Chin-Tung Lin
2022
HanTrans: An Empirical Study on Cross-Era Transferability of Chinese Pre-trained Language Model
Chin-Tung Lin
|
Wei-Yun Ma
Proceedings of the 34th Conference on Computational Linguistics and Speech Processing (ROCLING 2022)
The pre-trained language model has recently dominated most downstream tasks in the NLP area. Particularly, bidirectional Encoder Representations from Transformers (BERT) is the most iconic pre-trained language model among the NLP tasks. Their proposed masked-language modeling (MLM) is an indispensable part of the existing pre-trained language models. Those outperformed models for downstream tasks benefited directly from the large training corpus in the pre-training stage. However, their training corpus for modern traditional Chinese was light. Most of all, the ancient Chinese corpus is still disappearance in the pre-training stage.
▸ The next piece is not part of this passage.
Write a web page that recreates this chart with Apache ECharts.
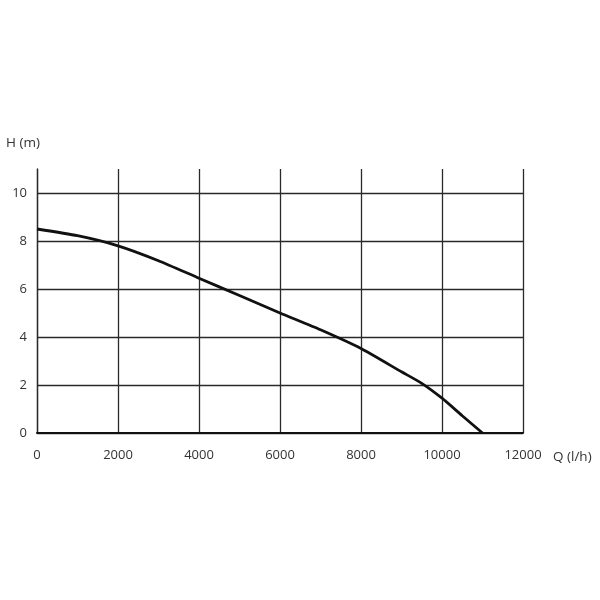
<!DOCTYPE html>
<html>
<head>
<meta charset="utf-8">
<title>H-Q curve</title>
<script src="https://cdn.jsdelivr.net/npm/echarts@6/dist/echarts.min.js"></script>
<style>
  html, body { margin: 0; padding: 0; background: #fff; }
  #chart { width: 600px; height: 600px; }
</style>
</head>
<body>
<div id="chart"></div>
<script>
// flow Q (l/h) and head H (m)
var flow = [0, 1000, 2000, 3000, 4000, 5000, 6000, 7000, 8000, 9000, 9500, 10000, 10500, 11000];
var head = [8.5, 8.22, 7.8, 7.18, 6.45, 5.73, 5.0, 4.3, 3.52, 2.55, 2.07, 1.45, 0.72, 0];

var points = flow.map(function (q, i) { return [q, head[i]]; });

var font = '"Open Sans", sans-serif';
var gridColor = '#2a2a2a';

var chart = echarts.init(document.getElementById('chart'));
chart.setOption({
    backgroundColor: '#fff',
    animation: false,
    grid: { left: 37, right: 77, top: 169, bottom: 167 },
    xAxis: {
        type: 'value',
        min: 0,
        max: 12000,
        interval: 2000,
        name: 'Q (l/h)',
        nameLocation: 'end',
        nameGap: 30,
        nameTextStyle: { color: '#333', fontSize: 13.5, fontFamily: font, align: 'left', verticalAlign: 'top', padding: [17, 0, 0, 0] },
        axisLine: { show: true, lineStyle: { color: '#111', width: 2 } },
        axisTick: { show: false },
        axisLabel: {
            color: '#333', fontSize: 13, fontFamily: font, margin: 16,
            formatter: function (v) { return String(v); }
        },
        splitLine: { show: true, lineStyle: { color: gridColor, width: 1.3 } }
    },
    yAxis: {
        type: 'value',
        min: 0,
        max: 11,
        interval: 2,
        name: 'H (m)',
        nameLocation: 'end',
        nameGap: 19,
        nameTextStyle: { color: '#333', fontSize: 13.5, fontFamily: font, align: 'right', padding: [0, -3, 0, 0] },
        axisLine: { show: true, lineStyle: { color: gridColor, width: 1.3 } },
        axisTick: { show: false },
        axisLabel: {
            color: '#333', fontSize: 13, fontFamily: font, margin: 10,
            formatter: function (v) { return v > 10 ? '' : String(v); }
        },
        splitLine: {
            show: true,
            lineStyle: {
                color: [gridColor, gridColor, gridColor, gridColor, gridColor, gridColor, 'rgba(0,0,0,0)'],
                width: 1.3
            }
        }
    },
    series: [{
        type: 'line',
        data: points,
        smooth: 0.2,
        showSymbol: false,
        lineStyle: { color: '#111', width: 2.8 }
    }]
});
</script>
</body>
</html>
Therefore, we aim to address this problem by transforming the annotation data of ancient Chinese into BERT style training corpus. Then we propose a pre-trained Oldhan Chinese BERT model for the NLP community. Our proposed model outperforms the original BERT model by significantly reducing perplexity scores in masked-language modeling (MLM). Also, our fine-tuning models improve F1 scores on word segmentation and part-of-speech tasks. Then we comprehensively study zero-shot cross-eras ability in the BERT model. Finally, we visualize and investigate personal pronouns in the embedding space of ancient Chinese records from four eras. We have released our code at https://github.com/ckiplab/han-transformers.